Writing can be done, anyhow. For writers from former colonies, the difficulty was manifold. If you are coming from a damaged culture, the path to writing is double-barred.

First you must reconstruct a coherent metaphysical guide before the business of writing can start. Settled and uncriminalised cultures provide writers with a solid backdrop of ideas they take for granted, seeing what they do, not as the product of their society, but of their own genius. That was one.

The second challenge was to patch together a publishing concern, in a region where no literary publishers existed.

It was an impossible call. No wonder Binyavanga was always in a hurry. He set about building a founding metaphysics, getting the writing going on the back of that and then getting it published.

I could tell that he set out to scramble the very structures of discourse. If the intention of 19th century powers had been to discombobulate African intellectuals, then why not mix everything up, throw it all out there?

For how, in the fourth decade of decolonisation, do you open a discourse on African societies? Do you follow the universities and still be genuinely African, when the very universities were and still are the pillars of the colonial project?

Do you jump on the activist bandwagon and still claim to be intellectual? Do you pick up and extend the African Writers Series when that project itself had been — for all the ardour and energy a money-minting imprint of an imperial publishing empire?

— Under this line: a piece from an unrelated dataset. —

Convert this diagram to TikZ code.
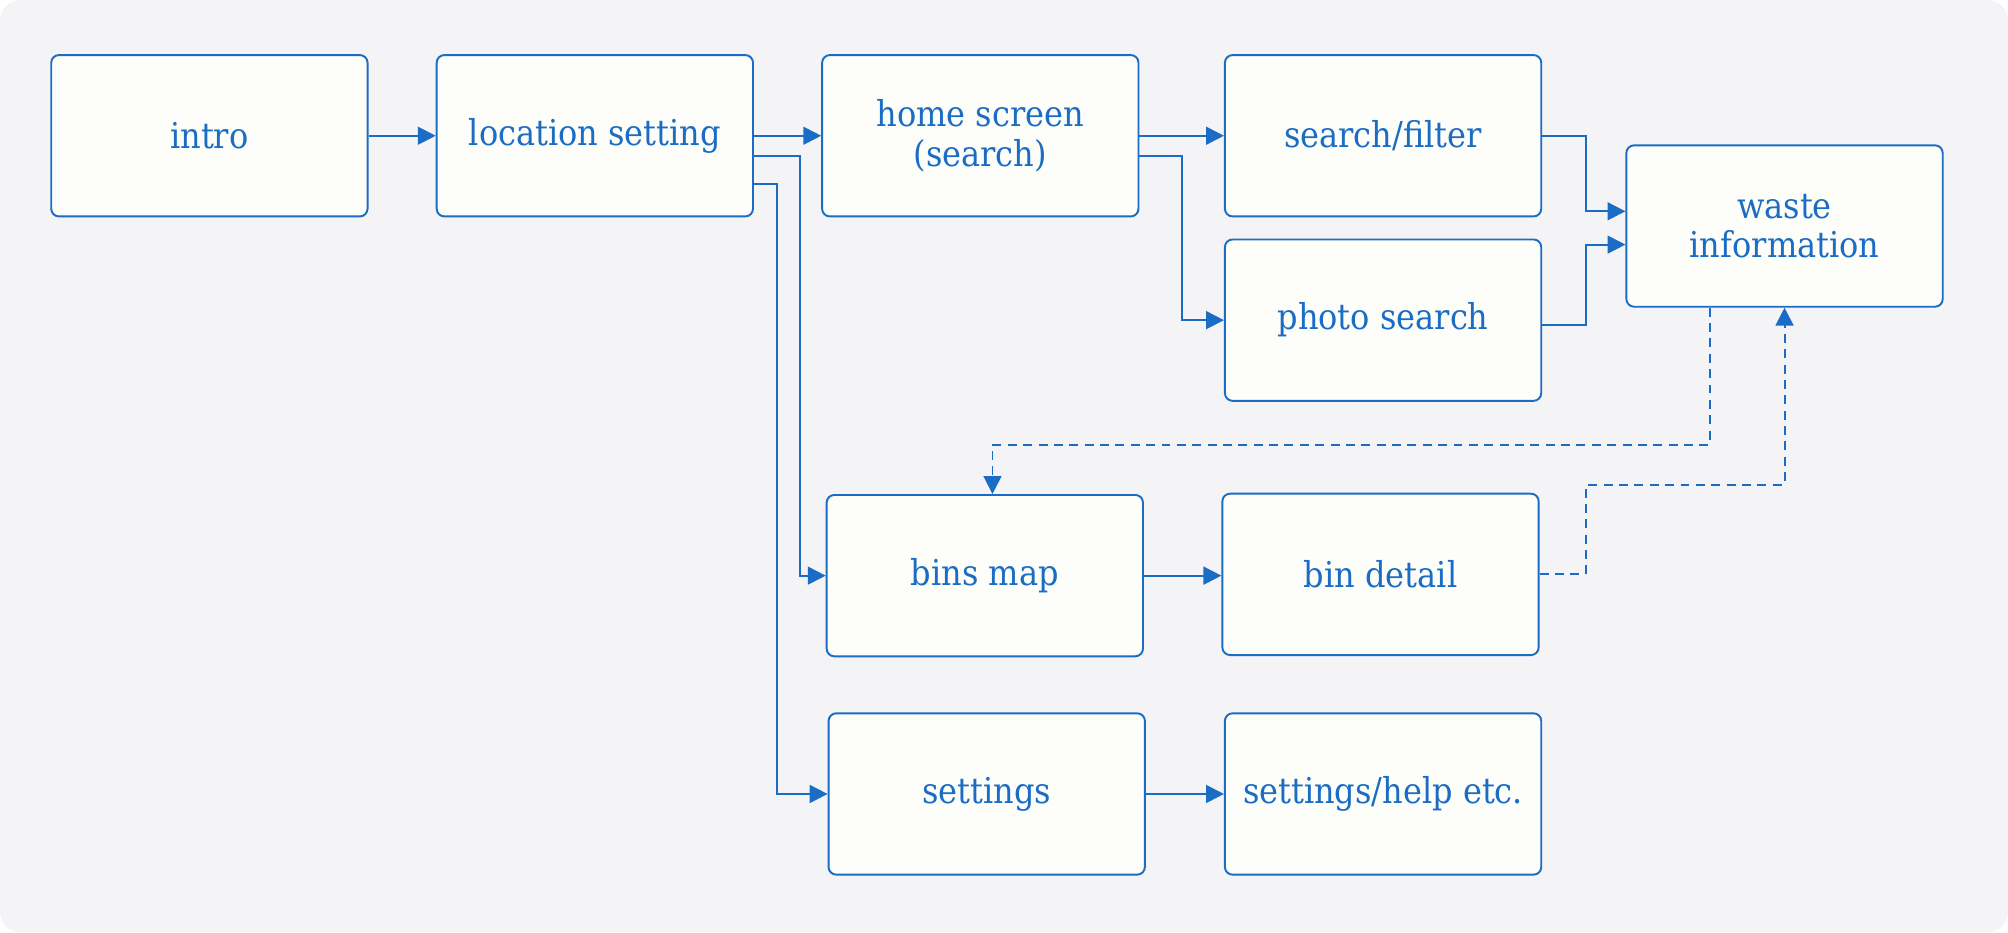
\documentclass[tikz,border=0pt]{standalone}
\usepackage{fontspec}
\setmainfont{DejaVu Serif Condensed}
\usetikzlibrary{arrows.meta}
\definecolor{flowblue}{HTML}{1A6CC4}
\definecolor{boxwhite}{HTML}{FDFEFA}
\definecolor{bggray}{HTML}{F4F4F6}

\begin{document}
\begin{tikzpicture}[x=0.5pt, y=-0.5pt,
    screen/.style={draw=flowblue, fill=boxwhite, rounded corners=3pt,
        minimum width=123.5pt, minimum height=63pt, inner sep=0pt,
        line width=0.75pt, text=flowblue, align=center,
        font=\fontsize{13.9}{15.5}\selectfont},
    flow/.style={draw=flowblue, line width=0.75pt,
        -{Triangle[length=7pt,width=7pt]}},
    backflow/.style={flow, dash pattern=on 3.5pt off 2.5pt}]
    \useasboundingbox (0,0) rectangle (1568,728);
    \fill[bggray, rounded corners=8pt] (0,0) rectangle (1568,728);

    \node[screen] (intro) at (163.5,106) {intro};
    \node[screen] (location) at (464.5,106) {location setting};
    \node[screen] (home) at (765.5,106) {home screen\\(search)};
    \node[screen] (filter) at (1080,106) {search/filter};
    \node[screen] (photo) at (1080,250) {photo search};
    \node[screen] (waste) at (1393.5,176.5) {waste\\information};
    \node[screen] (binsmap) at (769,449.5) {bins map};
    \node[screen] (bindetail) at (1078,448.5) {bin detail};
    \node[screen] (settings) at (770.5,620) {settings};
    \node[screen] (help) at (1080,620) {settings/help etc.};

    \draw[flow] (intro) -- (location);
    \draw[flow] (location) -- (home);
    \draw[flow] ([yshift=-8pt]location.east) -- ++(36,0)
        |- (binsmap.west);
    \draw[flow] ([yshift=-19pt]location.east) -- ++(18,0)
        |- (settings.west);
    \draw[flow] (home) -- (filter);
    \draw[flow] ([yshift=-8pt]home.east) -- ++(33,0) |- (photo.west);
    \draw[flow] (filter.east) -- ++(34,0)
        |- ([yshift=5.75pt]waste.west);
    \draw[flow] ([yshift=-2pt]photo.east) -- ++(34,0)
        |- ([yshift=-7.25pt]waste.west);
    \draw[flow] (binsmap.east) -- (binsmap.east -| bindetail.west);
    \draw[flow] (settings) -- (help);
    \draw[backflow] ([xshift=-29.25pt]waste.south) -- ++(0,107)
        -| ([xshift=3pt]binsmap.north);
    \draw[backflow] (bindetail.east) -- ++(36,0) -- ++(0,-70)
        -| (waste.south);
\end{tikzpicture}
\end{document}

First of all, where to start? The proscription, at first, and then the derogation of the African intellectual heritage had attempted to erase all evidence of the heritage's assassination, something Ali Zaidi referred to as “suppressed histories.”

To write a literature based on African narrative principles was the Kwani? problem. Kwani? may not have articulated it thus, but it was. Absent that, writing according to Victorian, Western notions of realism, was in effect, writing from deep within enemy territory.

The African Writers Series generation had been born in former Africa, so they did not have to face the challenge of resurrecting a murdered metaphysics.

Colonialism had chopped mid-point into their intellectual formulation, meaning they were first Africans, and latterly, colonial subjects. We, on the other hand, were the grandchildren of colonial subjects.

What eventually emerged as Kwani? was a compromise. There was a certain “urban” tone, a provisional, if structural alliance with that cultural force youthful in nature and countercultural in spirit, to it.

This was a very fraught assault on postcolonialism, the inauguration of a new critique. This path – the alliance – became essential. Any other way and overwhelming contradictions would have welled up.

The universities were too tightly welded to the colonial project, from the PhDs they earned from the old colonial circle of colleges to the very categories of pedagogy they trafficked in.

Few of us contemplated jobs in classrooms. Mainstream media had its ties to big business and government. It was a no-go area. There was politics. There was activism. There was NGO-ism. These had chosen highly polarising, and while at it, intellectually ineffectual paths.

The Kwani? that Binyavanga captained, as I see it, was making a cautious, sideways movement going forward. If there was one certain thing I could say about it, it was that the project understood one thing; as an African writer, you cannot afford to look at Africa from the outside.